Verification And Quality¶

The repository treats documentation, notebooks, utilities, and packaging as one workflow. The main verification entrypoints are:

make ask QUESTION="What does this repository research?"
make compile
make smoke-test
make lint
make typecheck
make verify-surfaces
make test
make quality
make build

Git hooks are managed through pre-commit:

make hooks-install
make hooks-run
make hooks-run-push

The pre-commit hook stays lightweight with Ruff checks. The pre-push hook runs the heavier acceptance gates: mypy, basedpyright, retrieval evaluation, pytest with coverage, and repository-surface verification. The same retrieval gate also runs inside make quality and CI.

Azure Deployment Path¶

This repository does not fine-tune or deploy a model on its own. It writes deployment metadata that downstream Azure workflows can consume after a tuned artifact already exists. It now also includes first-class runtime probes and a live-answer surface for validating the repository's Azure configuration against the same uv-managed CLI.

make azure-manifest MODEL_ID=my-ft-model DEPLOYMENT_NAME=repo-rag-ft
make azure-openai-probe
make azure-inference-probe
make ask-live QUESTION="What does this repository research?"

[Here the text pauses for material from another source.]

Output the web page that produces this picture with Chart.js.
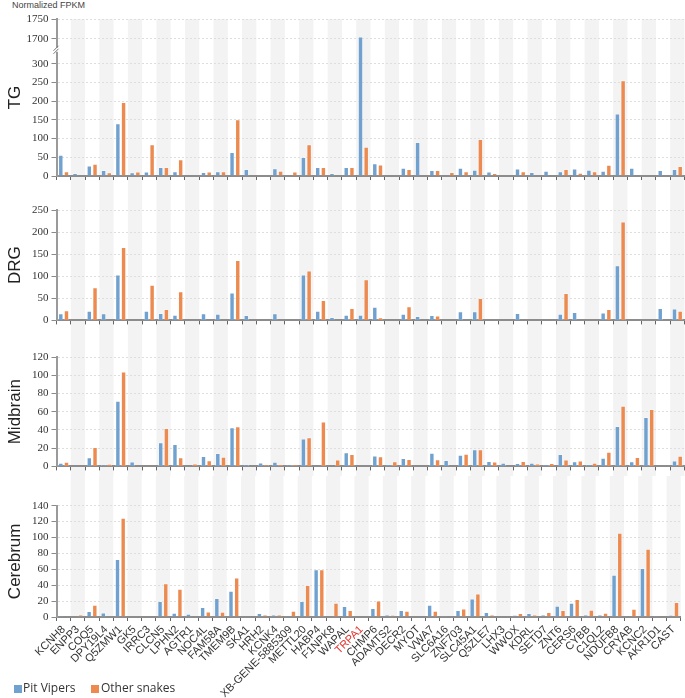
<!DOCTYPE html>
<html>
<head>
<meta charset="utf-8">
<script src="https://cdn.jsdelivr.net/npm/chart.js@4.4.1/dist/chart.umd.min.js"></script>
<style>
  body { margin: 0; background: #fff; }
  #wrap { position: relative; width: 685px; height: 698px; overflow: hidden; font-family: "Liberation Sans", Arial, sans-serif; }
  .panel { position: absolute; left: 0; }
  #unit { position: absolute; left: 12px; top: 0px; font-size: 9px; color: #444; }
  .sw { position: absolute; width: 8px; height: 8px; top: 685px; }
  .lg { position: absolute; top: 679px; font-family: "Open Sans", sans-serif; font-size: 12px; color: #333; }
</style>
</head>
<body>
<div id="wrap">
  <div id="unit">Normalized FPKM</div>
  <canvas id="tg" class="panel"></canvas>
  <canvas id="drg" class="panel"></canvas>
  <canvas id="mid" class="panel"></canvas>
  <canvas id="cer" class="panel"></canvas>
  <span class="sw" id="sw1" style="left:14px"></span><span class="lg" style="left:23px">Pit Vipers</span>
  <span class="sw" id="sw2" style="left:91px"></span><span class="lg" style="left:101px">Other snakes</span>
</div>
<script>
var genes = ['KCNH8','ENPP3','COQ5','DPY19L4','Q5ZMW1','GK5','IRRC3','CLCN5','LPHN2','AGTR1',
  'NOC4L','FAM58A','TMEM9B','SKA1','HRH2','KCNK4','XB-GENE-5885309','METTL20','HABP4','F1NPK8',
  'WAPAL','TRPA1','CHMP6','ADAMTS2','DECR2','MYOT','VWA7','SLC6A16','ZNF703','SLC45A1',
  'Q5ZLE7','LHX3','WWOX','KDRL','SETD7','ZNT6','CERS6','CYBB','C1QL2','NDUFB8',
  'CRYAB','KCNC2','AKR1D1','CAST'];

// TG
var tgPit = [57,8,28,16,141,10,12,24,13,null, 11,13,64,19,null,21,null,51,24,8,
  24,1706,34,null,22,91,16,null,22,17, 12,null,20,11,14,13,20,17,14,167, 22,null,16,19];
var tgOther = [13,null,33,10,198,12,85,24,45,null, 12,13,152,null,null,14,12,85,24,null,
  24,78,31,null,19,null,16,11,13,99, 8,null,13,null,null,19,9,12.5,30,256, null,null,null,27];
// DRG
var drgPit = [16,null,22,16,104,null,22,17,13,null, 16,15,63,12,null,16,null,104,22,7.5,
  13,13,31,null,15,10,12,null,21,21, null,null,17,null,null,15,19,null,18,125, null,null,28,27];
var drgOther = [23,null,75,null,166,null,81,26,66,null, null,null,137,null,null,null,null,113,46,null,
  28,93,7,null,32,null,11,null,null,51, null,null,null,null,null,62,null,null,26,224, null,null,null,22];
// Midbrain
var midPit = [4,null,10,2,72,5.4,null,26.4,24.6,null, 11.4,14.6,43,2,4.3,5,1.8,30.7,null,null,
  15.5,null,12,2.5,9.3,null,15,7.1,12.9,18.9, 6,3.9,3.6,3.9,2.1,13.6,5.7,2.5,9.6,44.3, 5.7,54.3,null,6.4];
var midOther = [5,null,21.4,3,104,null,null,42,10,3.2, 6.8,10.7,44,null,2,2.5,2,32,49.3,7.5,
  13.6,null,11,5.7,8.2,null,7.9,null,13.9,18.9, 5.4,null,6,3.2,3.6,7.5,6.4,3.9,16,66.4, 10.4,62.9,null,11.8];
// Cerebrum
var cerPit = [1.7,null,7.5,5.8,72.8,null,null,20,5.4,4.2, 12.5,24,33,null,5,2.9,1.7,20,60,null,
  13.75,null,11.25,2.9,8.75,null,15.4,1.7,8.75,23.3, 6.25,null,2.5,5,2.9,14.2,17.9,2.9,2.9,53.3, null,61.5,2.1,2.5];
var cerOther = [null,3.3,15.4,null,125,null,null,42.5,35.4,null, 7,6.7,49.6,null,2.9,2.9,7.9,40.4,60,18,
  8.75,null,20.8,2.5,7.9,null,7.9,null,10.8,29.6, 3.3,null,5,2.9,6.25,8.75,22.5,9.2,5.4,106, 10.4,86,null,18.75];

var tgTicks = [0, 50, 100, 150, 200, 250, 300, 1700, 1750];

var BLUE = '#70a1cf';
var ORANGE = '#ec8a50';
var EDGE = 'rgba(255,255,255,0.3)';
var RED_GENE = 'TRPA1';

document.getElementById('sw1').style.background = BLUE;
document.getElementById('sw2').style.background = ORANGE;

// broken y axis for TG: value breakpoints and where they sit on the axis (0..1)
var brkVals = [0, 330, 1680, 1750];
var brkFrac = [0, 0.786, 0.822, 1];

function toFrac(v) {
  for (var i = 1; i < brkVals.length; i++) {
    if (v <= brkVals[i] || i == brkVals.length - 1) {
      var t = (v - brkVals[i-1]) / (brkVals[i] - brkVals[i-1]);
      return brkFrac[i-1] + t * (brkFrac[i] - brkFrac[i-1]);
    }
  }
}
function fromFrac(f) {
  for (var i = 1; i < brkFrac.length; i++) {
    if (f <= brkFrac[i] || i == brkFrac.length - 1) {
      var t = (f - brkFrac[i-1]) / (brkFrac[i] - brkFrac[i-1]);
      return brkVals[i-1] + t * (brkVals[i] - brkVals[i-1]);
    }
  }
}

class BrokenScale extends Chart.LinearScale {
  buildTicks() {
    this.min = brkVals[0];
    this.max = brkVals[brkVals.length - 1];
    return tgTicks.map(function (v) { return { value: v }; });
  }
  getPixelForValue(value) {
    return this.getPixelForDecimal(toFrac(value));
  }
  getValueForPixel(pixel) {
    return fromFrac(this.getDecimalForPixel(pixel));
  }
}
BrokenScale.id = 'broken';
BrokenScale.defaults = Chart.LinearScale.defaults;
Chart.register(BrokenScale);

// grey bands behind every other gene
var stripes = {
  id: 'stripes',
  beforeDraw: function (chart, args, opts) {
    var x = chart.scales.x, area = chart.chartArea, ctx = chart.ctx;
    var top = opts.top == 'area' ? area.top : 0;
    var bottom = opts.bottom == 'area' ? area.bottom : chart.height;
    var w = x.getPixelForValue(1) - x.getPixelForValue(0);
    ctx.save();
    ctx.fillStyle = '#f3f3f3';
    for (var i = 1; i < genes.length; i += 2) {
      ctx.fillRect(x.getPixelForValue(i) - w / 2, top, w, bottom - top);
    }
    ctx.restore();
  }
};

// the // mark on the TG axis
var breakMark = {
  id: 'breakMark',
  afterDraw: function (chart) {
    var y = chart.scales.y, ctx = chart.ctx;
    var ax = chart.chartArea.left;
    var mid = y.getPixelForValue((brkVals[1] + brkVals[2]) / 2);
    ctx.save();
    ctx.fillStyle = '#fff';
    ctx.fillRect(ax - 2, mid - 2, 4, 4);
    ctx.strokeStyle = '#777';
    ctx.lineWidth = 1;
    ctx.beginPath();
    ctx.moveTo(ax - 3, mid + 1); ctx.lineTo(ax + 2, mid - 4);
    ctx.moveTo(ax - 3, mid + 4); ctx.lineTo(ax + 2, mid - 1);
    ctx.stroke();
    ctx.restore();
  }
};

function makePanel(id, title, pit, other, p) {
  var cv = document.getElementById(id);
  cv.width = 685; cv.height = p.h;
  cv.style.top = p.top + 'px';
  var last = id == 'cer';

  var yScale = {
    type: p.broken ? 'broken' : 'linear',
    min: 0,
    max: p.max,
    ticks: {
      stepSize: p.step,
      autoSkip: false,
      padding: 3,
      color: '#333',
      font: { family: '"Liberation Serif", "Times New Roman", serif', size: 11 },
      callback: function (v) { return String(v); }
    },
    grid: { color: '#dedede', tickColor: '#8a8a8a', tickLength: 5 },
    border: { color: '#9a9a9a', width: 2, dash: [2, 2] },
    title: {
      display: true, text: title, color: '#222',
      font: { family: '"Liberation Sans", Arial, sans-serif', size: 17 },
      padding: { top: 5, bottom: 0 }
    },
    afterFit: function (s) { s.width = 56.5; }
  };

  var xScale = {
    grid: { offset: true, drawOnChartArea: false, tickLength: 4, tickColor: '#666' },
    border: { color: '#8c8c8c', width: 2 },
    ticks: {
      display: last,
      autoSkip: false,
      minRotation: 45,
      maxRotation: 45,
      padding: 2,
      font: { family: '"Liberation Sans", Arial, sans-serif', size: 11 },
      color: function (c) { return genes[c.index] == RED_GENE ? '#e8322d' : '#333'; }
    },
    afterFit: function (s) { s.height = p.xh; }
  };

  return new Chart(cv, {
    type: 'bar',
    data: {
      labels: genes,
      datasets: [
        { label: 'Pit Vipers', data: pit, backgroundColor: BLUE, borderColor: EDGE, borderWidth: 1 },
        { label: 'Other snakes', data: other, backgroundColor: ORANGE, borderColor: EDGE, borderWidth: 1 }
      ]
    },
    options: {
      responsive: false,
      animation: false,
      layout: { padding: { top: p.pt, bottom: p.pb, left: 0, right: 0.5 } },
      datasets: { bar: { categoryPercentage: 0.8, barPercentage: 0.95 } },
      plugins: {
        legend: { display: false },
        tooltip: { enabled: false },
        stripes: { top: p.stripeTop, bottom: p.stripeBottom }
      },
      scales: { x: xScale, y: yScale }
    },
    plugins: p.broken ? [stripes, breakMark] : [stripes]
  });
}

makePanel('tg', 'TG', tgPit, tgOther,
  { top: 0, h: 186, pt: 19, pb: 4, xh: 6, broken: true, max: 1750, step: 50, stripeTop: 'area', stripeBottom: 'canvas' });
makePanel('drg', 'DRG', drgPit, drgOther,
  { top: 186, h: 144, pt: 24, pb: 2.3, xh: 6, max: 250, step: 50, stripeTop: 'canvas', stripeBottom: 'canvas' });
makePanel('mid', 'Midbrain', midPit, midOther,
  { top: 330, h: 146, pt: 27, pb: 1, xh: 6, max: 120, step: 20, stripeTop: 'canvas', stripeBottom: 'canvas' });
makePanel('cer', 'Cerebrum', cerPit, cerOther,
  { top: 476, h: 222, pt: 29.7, pb: 0, xh: 81, max: 140, step: 20, stripeTop: 'canvas', stripeBottom: 'area' });
</script>
</body>
</html>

The manifest lands in artifacts/azure/ and records the deployment name, endpoint, and required runtime environment variables.

Agent Guidance¶

Repository-local agent instructions live in AGENTS.md. Agents and contributors should start with named make targets or uv run repo-rag ... commands before inventing one-off workflows so notebooks, tests, CI, and automation stay aligned. The overreaching repository narrative that agents are expected to keep current lives in README.AGENTS.md. For repo question answering, make ask already uses the Rust lookup path first. Run make rust-lookup QUERY="..." when you want to inspect those candidate files directly before moving to make ask-dspy.

Post-Push Workflow¶

After every push:

Inspect recent runs with gh run list --limit 10.
Capture the relevant gh run view details.
Store the summary in samples/logs/.

That step is part of the repository contract, not optional cleanup.